▶ [Data]:
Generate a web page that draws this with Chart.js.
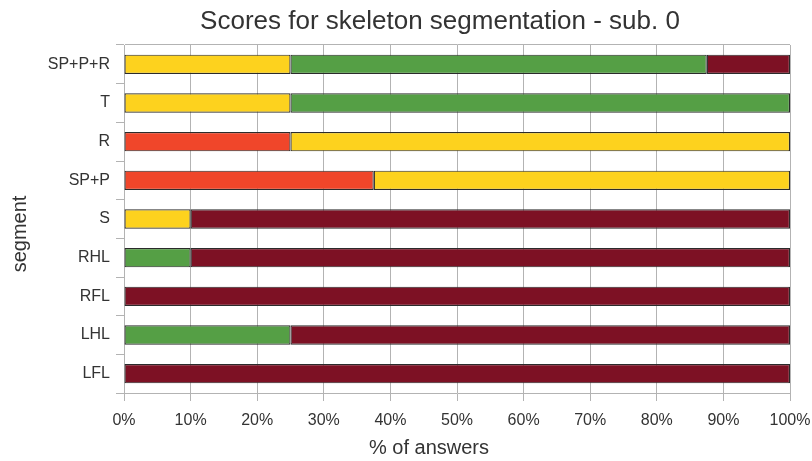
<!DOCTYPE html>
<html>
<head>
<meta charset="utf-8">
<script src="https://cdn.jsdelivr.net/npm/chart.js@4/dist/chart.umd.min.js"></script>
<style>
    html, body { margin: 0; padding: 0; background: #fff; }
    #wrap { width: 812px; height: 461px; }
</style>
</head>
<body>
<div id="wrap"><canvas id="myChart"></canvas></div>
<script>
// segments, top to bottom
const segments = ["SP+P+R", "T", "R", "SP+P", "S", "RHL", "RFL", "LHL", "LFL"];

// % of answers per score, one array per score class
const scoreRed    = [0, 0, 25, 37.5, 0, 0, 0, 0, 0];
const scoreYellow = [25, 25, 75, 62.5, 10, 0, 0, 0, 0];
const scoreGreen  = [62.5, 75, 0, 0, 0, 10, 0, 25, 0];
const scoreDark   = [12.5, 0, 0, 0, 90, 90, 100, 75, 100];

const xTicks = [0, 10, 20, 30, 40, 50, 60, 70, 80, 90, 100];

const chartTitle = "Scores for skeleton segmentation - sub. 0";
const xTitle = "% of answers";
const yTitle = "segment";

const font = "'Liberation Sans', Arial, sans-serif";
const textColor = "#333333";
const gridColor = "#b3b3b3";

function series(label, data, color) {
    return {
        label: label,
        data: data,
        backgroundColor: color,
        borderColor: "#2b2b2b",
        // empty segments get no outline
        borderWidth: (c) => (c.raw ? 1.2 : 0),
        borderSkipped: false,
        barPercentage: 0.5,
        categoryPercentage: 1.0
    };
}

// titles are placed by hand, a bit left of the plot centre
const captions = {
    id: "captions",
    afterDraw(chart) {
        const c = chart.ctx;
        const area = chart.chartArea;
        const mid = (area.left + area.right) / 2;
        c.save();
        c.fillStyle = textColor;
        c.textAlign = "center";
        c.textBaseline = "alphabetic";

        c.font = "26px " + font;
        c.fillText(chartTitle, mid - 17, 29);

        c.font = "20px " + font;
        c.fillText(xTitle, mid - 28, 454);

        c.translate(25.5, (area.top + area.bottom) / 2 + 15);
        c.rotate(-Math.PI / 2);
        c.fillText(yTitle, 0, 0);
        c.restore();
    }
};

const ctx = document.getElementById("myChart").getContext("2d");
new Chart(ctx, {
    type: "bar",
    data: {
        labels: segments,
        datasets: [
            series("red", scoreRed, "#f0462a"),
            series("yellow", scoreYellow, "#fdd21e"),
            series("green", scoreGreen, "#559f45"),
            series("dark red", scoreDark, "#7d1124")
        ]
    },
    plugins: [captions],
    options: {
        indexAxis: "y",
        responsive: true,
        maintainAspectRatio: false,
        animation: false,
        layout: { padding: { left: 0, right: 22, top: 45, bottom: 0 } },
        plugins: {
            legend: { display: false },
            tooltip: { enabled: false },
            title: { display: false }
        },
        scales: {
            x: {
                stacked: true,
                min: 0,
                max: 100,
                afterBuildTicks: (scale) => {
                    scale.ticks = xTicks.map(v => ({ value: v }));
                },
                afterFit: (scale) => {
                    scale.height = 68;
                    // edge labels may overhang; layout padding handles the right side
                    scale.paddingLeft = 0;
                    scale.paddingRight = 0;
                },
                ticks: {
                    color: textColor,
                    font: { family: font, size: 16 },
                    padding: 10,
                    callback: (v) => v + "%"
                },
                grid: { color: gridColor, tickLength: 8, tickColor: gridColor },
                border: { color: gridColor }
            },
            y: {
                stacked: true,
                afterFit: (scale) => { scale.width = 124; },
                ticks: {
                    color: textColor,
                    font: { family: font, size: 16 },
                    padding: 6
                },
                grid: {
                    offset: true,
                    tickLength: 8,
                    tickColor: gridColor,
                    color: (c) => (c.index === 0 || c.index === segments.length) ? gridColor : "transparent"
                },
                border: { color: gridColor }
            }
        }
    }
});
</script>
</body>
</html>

▶ [Work instructions]:
Copy out the whole listing exactly, and don't carry over any pictures.

▶ [Solution below]:
Generate a web page that draws this with Chart.js.
<!DOCTYPE html>
<html>
<head>
<meta charset="utf-8">
<script src="https://cdn.jsdelivr.net/npm/chart.js@4/dist/chart.umd.min.js"></script>
<style>
    html, body { margin: 0; padding: 0; background: #fff; }
    #wrap { width: 812px; height: 461px; }
</style>
</head>
<body>
<div id="wrap"><canvas id="myChart"></canvas></div>
<script>
// segments, top to bottom
const segments = ["SP+P+R", "T", "R", "SP+P", "S", "RHL", "RFL", "LHL", "LFL"];

// % of answers per score, one array per score class
const scoreRed    = [0, 0, 25, 37.5, 0, 0, 0, 0, 0];
const scoreYellow = [25, 25, 75, 62.5, 10, 0, 0, 0, 0];
const scoreGreen  = [62.5, 75, 0, 0, 0, 10, 0, 25, 0];
const scoreDark   = [12.5, 0, 0, 0, 90, 90, 100, 75, 100];

const xTicks = [0, 10, 20, 30, 40, 50, 60, 70, 80, 90, 100];

const chartTitle = "Scores for skeleton segmentation - sub. 0";
const xTitle = "% of answers";
const yTitle = "segment";

const font = "'Liberation Sans', Arial, sans-serif";
const textColor = "#333333";
const gridColor = "#b3b3b3";

function series(label, data, color) {
    return {
        label: label,
        data: data,
        backgroundColor: color,
        borderColor: "#2b2b2b",
        // empty segments get no outline
        borderWidth: (c) => (c.raw ? 1.2 : 0),
        borderSkipped: false,
        barPercentage: 0.5,
        categoryPercentage: 1.0
    };
}

// titles are placed by hand, a bit left of the plot centre
const captions = {
    id: "captions",
    afterDraw(chart) {
        const c = chart.ctx;
        const area = chart.chartArea;
        const mid = (area.left + area.right) / 2;
        c.save();
        c.fillStyle = textColor;
        c.textAlign = "center";
        c.textBaseline = "alphabetic";

        c.font = "26px " + font;
        c.fillText(chartTitle, mid - 17, 29);

        c.font = "20px " + font;
        c.fillText(xTitle, mid - 28, 454);

        c.translate(25.5, (area.top + area.bottom) / 2 + 15);
        c.rotate(-Math.PI / 2);
        c.fillText(yTitle, 0, 0);
        c.restore();
    }
};

const ctx = document.getElementById("myChart").getContext("2d");
new Chart(ctx, {
    type: "bar",
    data: {
        labels: segments,
        datasets: [
            series("red", scoreRed, "#f0462a"),
            series("yellow", scoreYellow, "#fdd21e"),
            series("green", scoreGreen, "#559f45"),
            series("dark red", scoreDark, "#7d1124")
        ]
    },
    plugins: [captions],
    options: {
        indexAxis: "y",
        responsive: true,
        maintainAspectRatio: false,
        animation: false,
        layout: { padding: { left: 0, right: 22, top: 45, bottom: 0 } },
        plugins: {
            legend: { display: false },
            tooltip: { enabled: false },
            title: { display: false }
        },
        scales: {
            x: {
                stacked: true,
                min: 0,
                max: 100,
                afterBuildTicks: (scale) => {
                    scale.ticks = xTicks.map(v => ({ value: v }));
                },
                afterFit: (scale) => {
                    scale.height = 68;
                    // edge labels may overhang; layout padding handles the right side
                    scale.paddingLeft = 0;
                    scale.paddingRight = 0;
                },
                ticks: {
                    color: textColor,
                    font: { family: font, size: 16 },
                    padding: 10,
                    callback: (v) => v + "%"
                },
                grid: { color: gridColor, tickLength: 8, tickColor: gridColor },
                border: { color: gridColor }
            },
            y: {
                stacked: true,
                afterFit: (scale) => { scale.width = 124; },
                ticks: {
                    color: textColor,
                    font: { family: font, size: 16 },
                    padding: 6
                },
                grid: {
                    offset: true,
                    tickLength: 8,
                    tickColor: gridColor,
                    color: (c) => (c.index === 0 || c.index === segments.length) ? gridColor : "transparent"
                },
                border: { color: gridColor }
            }
        }
    }
});
</script>
</body>
</html>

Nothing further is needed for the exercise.